- Born: August 28, 1841 Yarmouth County, Nova Scotia, British North America
- Died: February 25, 1917 (aged 75)
- Buried: Orting, Washington
- Allegiance: United States of America
- Branch: United States Army
- Service years: 1862 - 1865
- Rank: Private
- Unit: 104th Illinois Volunteer Infantry Regiment
- Conflicts: American Civil War
- Awards: Medal of Honor

= George L. Houghton =

U.S. Medal of Honor recipient

George L. Houghton (August 28, 1841 - February 25, 1917) was an American soldier who fought in the American Civil War. Houghton received his country's highest award for bravery during combat, the Medal of Honor. Houghton's medal was won for his actions at Elk River, Tennessee, where he led a party that saved a bridge, on July 2, 1863. He was honored with the award on March 27, 1900.

Houghton was born in Yarmouth County, Nova Scotia in Canada, and entered service in Brookfield, Illinois. He was buried in Orting, Washington.
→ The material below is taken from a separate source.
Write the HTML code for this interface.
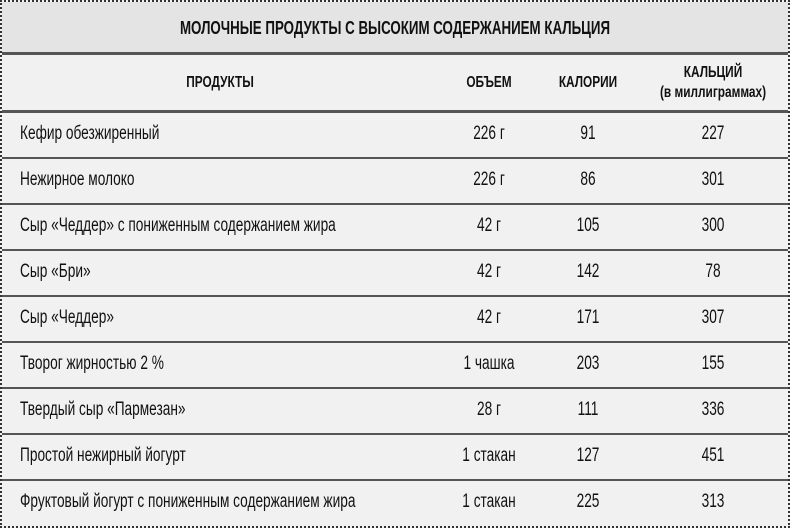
<!DOCTYPE html>
<html><head><meta charset="utf-8"><style>
body{margin:0;width:790px;height:528px;background:#f1f1f1;position:relative;overflow:hidden;font-family:"Liberation Sans",sans-serif;color:#111}
.b{position:absolute;left:0;top:0;width:786px;height:524px;border:2px dotted #333;}
.title{position:absolute;left:2px;top:2px;width:786px;height:51px;background:#e4e4e4}
.hl{position:absolute;left:2px;width:786px;height:2px;background:#555}
.t{position:absolute;white-space:nowrap;font-size:19px;line-height:22px;transform:translate(-50%,-50%) scaleX(.72)}
.l{position:absolute;white-space:nowrap;font-size:19px;line-height:22px;left:20px;transform-origin:left center;transform:translateY(-50%) scaleX(.72)}
.h{font-weight:bold;font-size:16px;transform:translate(-50%,-50%) scaleX(.74)}
</style></head><body>
<div class="title"></div>
<div class="b"></div>
<div class="hl" style="top:52px;height:3px"></div>
<div class="hl" style="top:110px;height:3px"></div>
<div class="hl" style="top:157px"></div>
<div class="hl" style="top:203px"></div>
<div class="hl" style="top:249px"></div>
<div class="hl" style="top:295px"></div>
<div class="hl" style="top:341px"></div>
<div class="hl" style="top:387px"></div>
<div class="hl" style="top:433px"></div>
<div class="hl" style="top:479px"></div>
<div class="t h" style="left:395px;top:28px;font-size:18px">МОЛОЧНЫЕ ПРОДУКТЫ С ВЫСОКИМ СОДЕРЖАНИЕМ КАЛЬЦИЯ</div>
<div class="t h" style="left:220px;top:83px">ПРОДУКТЫ</div>
<div class="t h" style="left:489px;top:83px">ОБЪЕМ</div>
<div class="t h" style="left:588px;top:83px">КАЛОРИИ</div>
<div class="t h" style="left:713px;top:73px">КАЛЬЦИЙ</div>
<div class="t h" style="left:713px;top:93px">(в миллиграммах)</div>

<div class="l" style="top:134px">Кефир обезжиренный</div><div class="t" style="left:489px;top:134px">226 г</div><div class="t" style="left:588px;top:134px">91</div><div class="t" style="left:713px;top:134px">227</div>
<div class="l" style="top:180px">Нежирное молоко</div><div class="t" style="left:489px;top:180px">226 г</div><div class="t" style="left:588px;top:180px">86</div><div class="t" style="left:713px;top:180px">301</div>
<div class="l" style="top:226px">Сыр «Чеддер» с пониженным содержанием жира</div><div class="t" style="left:489px;top:226px">42 г</div><div class="t" style="left:588px;top:226px">105</div><div class="t" style="left:713px;top:226px">300</div>
<div class="l" style="top:272px">Сыр «Бри»</div><div class="t" style="left:489px;top:272px">42 г</div><div class="t" style="left:588px;top:272px">142</div><div class="t" style="left:713px;top:272px">78</div>
<div class="l" style="top:318px">Сыр «Чеддер»</div><div class="t" style="left:489px;top:318px">42 г</div><div class="t" style="left:588px;top:318px">171</div><div class="t" style="left:713px;top:318px">307</div>
<div class="l" style="top:364px">Творог жирностью 2 %</div><div class="t" style="left:489px;top:364px">1 чашка</div><div class="t" style="left:588px;top:364px">203</div><div class="t" style="left:713px;top:364px">155</div>
<div class="l" style="top:410px">Твердый сыр «Пармезан»</div><div class="t" style="left:489px;top:410px">28 г</div><div class="t" style="left:588px;top:410px">111</div><div class="t" style="left:713px;top:410px">336</div>
<div class="l" style="top:456px">Простой нежирный йогурт</div><div class="t" style="left:489px;top:456px">1 стакан</div><div class="t" style="left:588px;top:456px">127</div><div class="t" style="left:713px;top:456px">451</div>
<div class="l" style="top:502px">Фруктовый йогурт с пониженным содержанием жира</div><div class="t" style="left:489px;top:502px">1 стакан</div><div class="t" style="left:588px;top:502px">225</div><div class="t" style="left:713px;top:502px">313</div>
</body></html>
==Medal of Honor citation==

The President of the United States of America, in the name of Congress, takes pleasure in presenting the Medal of Honor to Private George L. Houghton, United States Army, for extraordinary heroism on 2 July 1863, while serving with Company D, 104th Illinois Infantry, in action at Elk River, Tennessee. Private Hughton voluntarily joined a small party that, under a heavy fire, captured a stockade and saved the bridge.